Zemmour needs a more rounded platform, especially on his proposed economic programme. There’s evidence he’s moving towards a hybrid protectionist/free trade approach, saying there’s both good and bad protectionism, and benefits as well as drawbacks to unrestrained globalisation. He remains decidedly Eurosceptic but has yet to offer many specifics of his approach.
The right organisation? The number working on Zemmour’s shadow campaign is said to range from two to 200. Both figures are correct. To a remarkable extent the Zemmour phenomenon is controlled by Zemmour himself and just one key adviser, Sarah Knafo, 28, a brilliant senior civil servant on leave from the elite court of auditors. A graduate of the École National d’Administration and Sciences Po, she’s known Zemmour since she was 13. She is his confidante, strategist and, Paris Match recently insinuated, his mistress (the editor was subsequently sacked). Zemmour’s wife, Mylène Chichportich, has been essentially invisible for months.
Étienne Girard, editor of the L’Express says without Sarah Knafo, there could be no candidature. He compares their relationship to that of Marie-France Garaud, famous political sorcière to Jacques Chirac in the 1970s.
“‘Except that Marie-France Garaud was older than Chirac, while Sarah Knafo is 35 years younger than Zemmour.
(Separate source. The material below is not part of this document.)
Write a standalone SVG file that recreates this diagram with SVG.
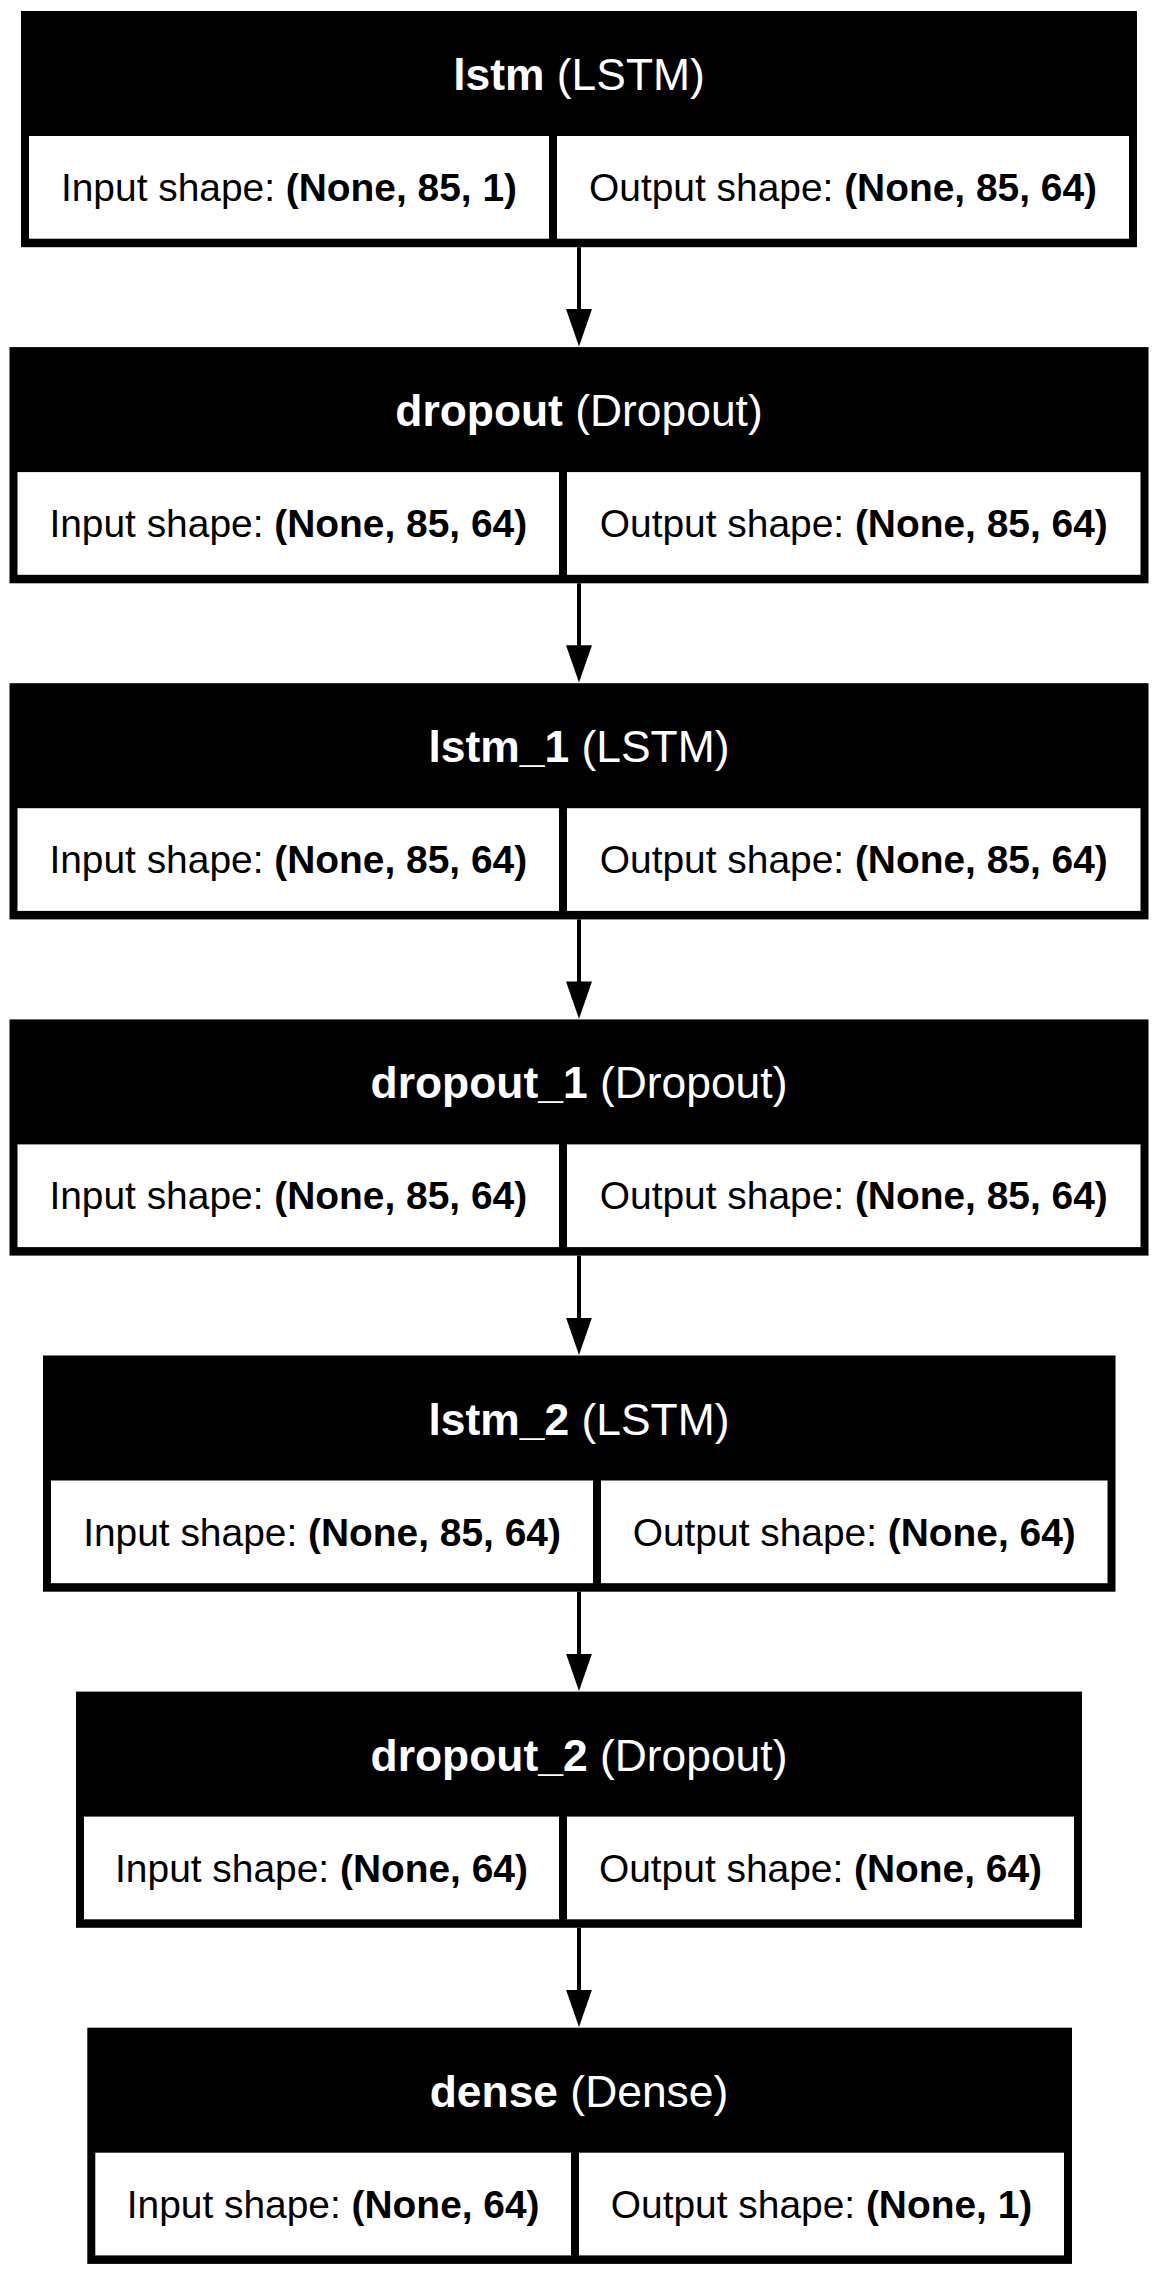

While Zemmour “makes the ideas”, the magistrate at the Court of Auditors “does everything else”.’
It’s a relationship, he adds, that is ‘fusional, singular, beyond a classic relationship between an advisor and a possible candidate. It's unheard of.’
The figure of 200 is also true. There are at least this many people styling themselves as ‘Friends of Eric Zemmour’, sending each other WhatsApp messages, organising volunteers, trying to raise money and sponsorships. But I don’t get the feeling that they can be effectively synchronised without a disciplined campaign organisation. I suspect a gigantic social media effort is also required. That which exists needs attention. Zemmour has fewer than 300,000 followers on Twitter; the Elysée 2.7 million.
Will Zemmour emulate Macron and launch a portmanteau political party? I hear the answer to this question is yes. Vox Populi has been mooted as its name but I’m not sure. While it captures the idea of populist insurgency, it’s Latin not French. ‘Eric and Sarah will decide,’ I’m told.
More immediately, Zemmour needs to move smartly against the campaign to present him as a convicted racist, extremist, fascist, anti-Semite, apologist for Vichy and xenophobe. In a lengthy TV interview last night, he noted that General De Gaulle was also called a fascist. The defence of French identity and culture isn’t racist, he insisted. He says 67 per cent of voters agree with him that there’s a ‘grand remplacement’ underway in which the French way of life is menaced by immigrants who put the values of Sharia above those of the Republic.
To capture votes from abstentionists, disillusioned Républicains and dyed in the wool Le Pen voters, he must soon raise his game. And he’ll need more than three gendarmes to protect him. With 157 days remaining to the first round of voting, the clock is ticking. Macron was farther advanced at this point five years ago. I have heard November 9 might be the date of a declaration. Is it true? It’s true there’s a rumour.